Here is a thought: theoretically if every soul on earth were finally born again we would still face a ravaged creation, riddled with violence (in nature) and disease. And God would continue to be blamed for all this evil—unless Christians were finally identifying it with Satan. However, that is precisely why this “thought” is purely theoretical: we CAN’T win everyone without destroying the works of the Devil in that very process. As long as hundreds of millions of mission-field Christians have eyes running with pus and incipient blindness, as long as such horrors are blamed on God (for the lack of a Satan), WE ARE NOT GOING TO WIN MANY MORE PEOPLE. And, all those hundreds of millions of rural people and uneducated people we have recently won are eventually going to lose their faith just as they have in Europe and much of America. We are not winning very many educated people.

We must, it seems to me, accept it as our true mission to fight these horrors in the name of Christ. That is essential if we are to glorify God in all the earth, and that glorification is the basis on which we invite people to accept God as their Father in Heaven—and recruit them to help fight this war.

Both of these two books [Epic and The Secret Message of Jesus] brilliantly describe the restless pew. One of them actually speaks of war, not so much against evil as a rescue operation of humanity.

Thousands of writers and pastors are puzzling over the essential question of what a believer does as a Christian besides being religious and decent and active in (small) good deeds.

Is there something wrong with the DNA of American Evangelical congregations?
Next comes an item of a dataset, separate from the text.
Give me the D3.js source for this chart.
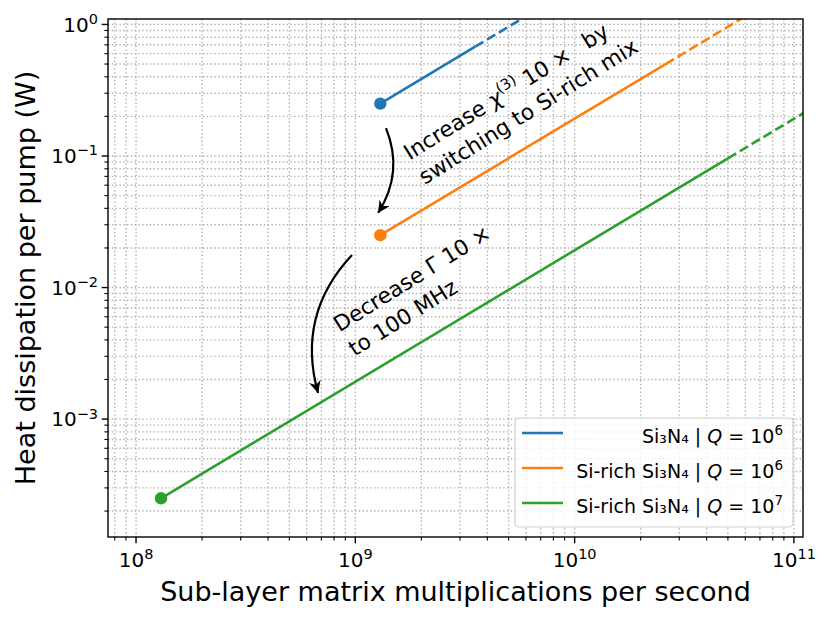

Many leaders today are suggesting that we need new church pioneers with ideas so different that the very word “church” may not be ideal.

Both authors here are discontent with “normal” church life in America and in one way or another are groping toward something vitally different.

These two book writers, plus myself, plus a whole host of other restless, relentlessly inquiring Christian leaders today are aware that Evangelicals have never in any country of the world grown as prominent in national affairs, have never more closely approximated the culture of those outside of the church, and have never generated in reaction such a profound phobia of religious people taking over the country (witness the avid attention given to the Da Vinci Code book and movie which so skillfully throws doubt on the validity of the entire Christian tradition).

Here we see an outcry for something more, something different, something more serious. I believe what is lacking is a clearer idea of evil and what to do about it.